As the world’s financial systems advance in digital technology and cryptocurrency, the need for digital forensics grows greater. The use of blockchain technology has allowed crimes to go undetected through the eyes of a regular investigator. These crimes no longer take months of in-depth planning and deception before executing but can now be committed within minutes because of the processing power of computers and the speed of the internet. Crimes such as:
- money laundering
- insider trading
become more complex to detect, digital forensics has kept pace to make investigators’ lives easier.
The uses of digital forensics in financial crime have grown significantly in the last few years because of how society has adapted and advanced cloud technology and internet services. For example, every day billions of business emails are sent around the world. Sorting through these emails by simple clicking and scrolling would take years to track. But by digital forensic processing methods, you can eliminate evidence that is irrelevant to your case and speed along the timeline by following the correct audit trail. This will allow analysts and investigators to go through select pieces of evidence with a fine-tooth comb and begin the process of seeing how the money stolen was hidden or moved, and who was involved in the crime based on artifacts and digital fingerprints found by the forensic tools. Digital forensics can also help identify recurring sets of data that may be an important clue in the case.

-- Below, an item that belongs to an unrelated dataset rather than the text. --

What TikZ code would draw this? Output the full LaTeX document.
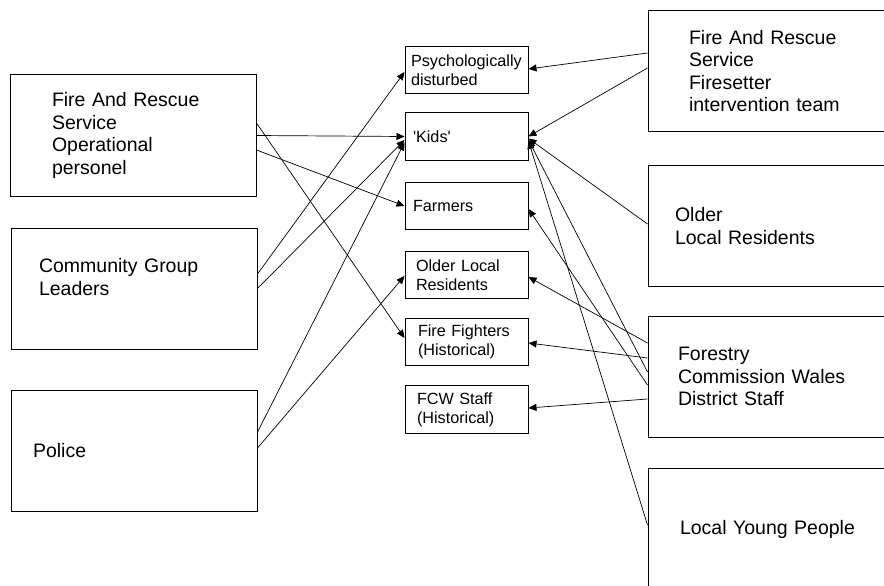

Digital forensics technology is reliable in speeding up an investigation, bringing your evidence to light while also letting you build custom search profiles with ease. In addition, the evidence is presented to the investigator in an easy-to-follow report that lists the sources of data, common modes of laundering used, and triaging the evidence by priority. As said earlier in the article, financial crimes have become more complex and harder to detect. What digital forensics has done, however, has made its tools easier to use in complex investigations. Processes or profiles that used to only be created by skilled digital forensic practitioners can now be done by an onsite investigator which can reduce the backlog of evidence in a forensic lab.